◆ **Set exercise**: Drop the pictures, then extract the listing word for word.

◆ **Data section**:
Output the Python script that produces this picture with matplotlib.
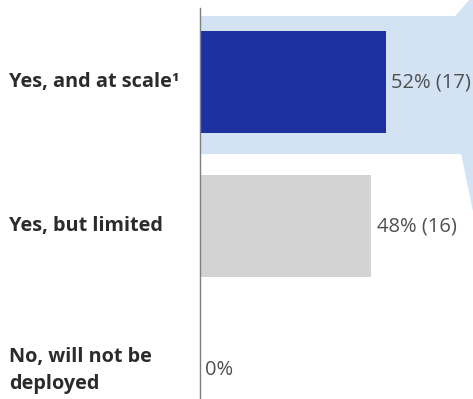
import matplotlib.pyplot as plt
from matplotlib.patches import Polygon

# データ
categories = ['Yes, and at scale\u00b9', 'Yes, but limited', 'No, will not be\ndeployed']
shares = [52, 48, 0]
counts = [17, 16, None]
colors = ['#1E31A0', '#D3D3D3', '#D3D3D3']

plt.rcParams['font.family'] = ['Open Sans', 'DejaVu Sans']

fig = plt.figure(figsize=(4.73, 3.99), dpi=100)
ax = fig.add_axes([200 / 473, 0, 273 / 473, 391 / 399])

# 吹き出し風の背景（1行目を強調）
callout = Polygon(
    [(0, -0.458), (71.5, -0.458), (75.8, -0.58), (77, -0.58),
     (77, 0.96), (73.2, 0.5), (0, 0.5)],
    closed=True, facecolor='#D3E3F4', edgecolor='none', zorder=0, clip_on=False,
)
ax.add_patch(callout)

# 棒グラフ
y = range(len(categories))
ax.barh(y, shares, height=0.705, color=colors, zorder=2)

# 値ラベル
for i, (s, c) in enumerate(zip(shares, counts)):
    label = f'{s}%' if c is None else f'{s}% ({c})'
    ax.text(s + 1.5, i, label, va='center', ha='left', fontsize=14.5, color='#505050')

# カテゴリラベル（左揃え）
for i, name in enumerate(categories):
    ax.text(-53.6, i, name, va='center', ha='left', fontsize=14.3, fontweight='bold',
            color='#2B2B2B', linespacing=1.45, clip_on=False)

ax.set_xlim(0, 76.5)
ax.set_ylim(2.2, -0.514)
ax.set_xticks([])
ax.set_yticks([])
for side in ['top', 'right', 'bottom']:
    ax.spines[side].set_visible(False)
ax.spines['left'].set_color('#7F7F7F')
ax.spines['left'].set_linewidth(1.0)
ax.patch.set_alpha(0)

fig.savefig('out.png', dpi=100)
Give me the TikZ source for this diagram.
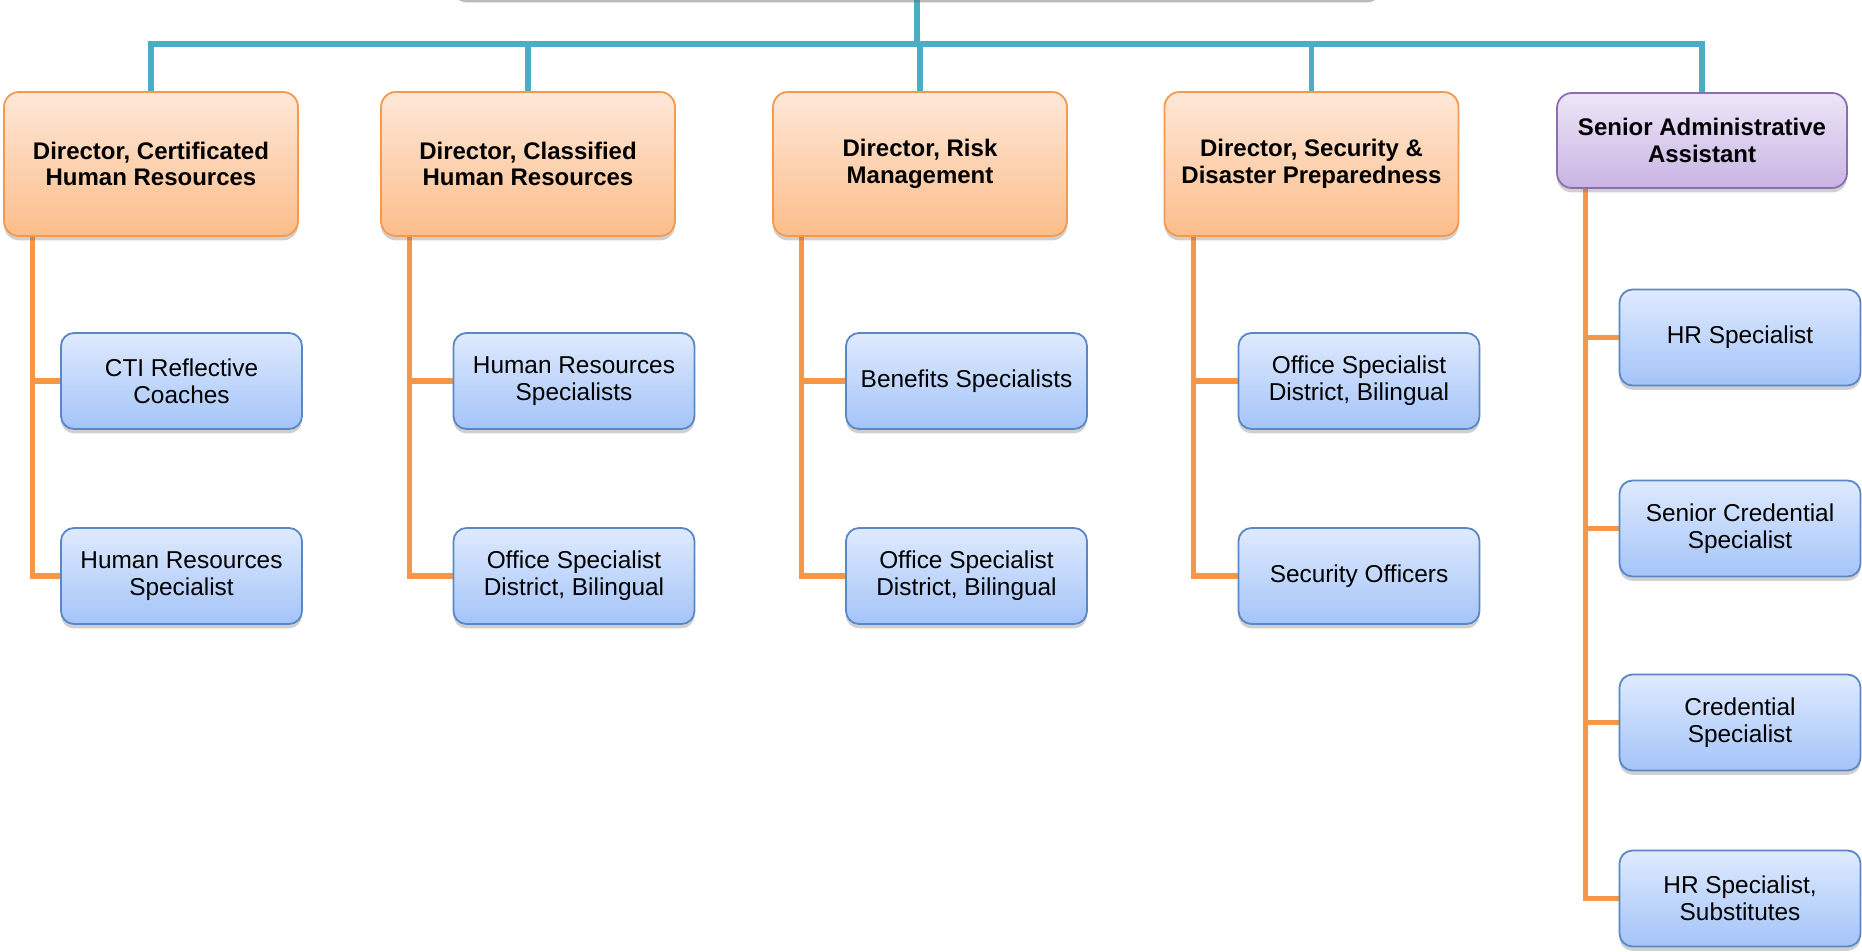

◆ **Output below**:
Output the Python script that produces this picture with matplotlib.
import matplotlib.pyplot as plt
from matplotlib.patches import Polygon

# データ
categories = ['Yes, and at scale\u00b9', 'Yes, but limited', 'No, will not be\ndeployed']
shares = [52, 48, 0]
counts = [17, 16, None]
colors = ['#1E31A0', '#D3D3D3', '#D3D3D3']

plt.rcParams['font.family'] = ['Open Sans', 'DejaVu Sans']

fig = plt.figure(figsize=(4.73, 3.99), dpi=100)
ax = fig.add_axes([200 / 473, 0, 273 / 473, 391 / 399])

# 吹き出し風の背景（1行目を強調）
callout = Polygon(
    [(0, -0.458), (71.5, -0.458), (75.8, -0.58), (77, -0.58),
     (77, 0.96), (73.2, 0.5), (0, 0.5)],
    closed=True, facecolor='#D3E3F4', edgecolor='none', zorder=0, clip_on=False,
)
ax.add_patch(callout)

# 棒グラフ
y = range(len(categories))
ax.barh(y, shares, height=0.705, color=colors, zorder=2)

# 値ラベル
for i, (s, c) in enumerate(zip(shares, counts)):
    label = f'{s}%' if c is None else f'{s}% ({c})'
    ax.text(s + 1.5, i, label, va='center', ha='left', fontsize=14.5, color='#505050')

# カテゴリラベル（左揃え）
for i, name in enumerate(categories):
    ax.text(-53.6, i, name, va='center', ha='left', fontsize=14.3, fontweight='bold',
            color='#2B2B2B', linespacing=1.45, clip_on=False)

ax.set_xlim(0, 76.5)
ax.set_ylim(2.2, -0.514)
ax.set_xticks([])
ax.set_yticks([])
for side in ['top', 'right', 'bottom']:
    ax.spines[side].set_visible(False)
ax.spines['left'].set_color('#7F7F7F')
ax.spines['left'].set_linewidth(1.0)
ax.patch.set_alpha(0)

fig.savefig('out.png', dpi=100)
Give me the TikZ source for this diagram.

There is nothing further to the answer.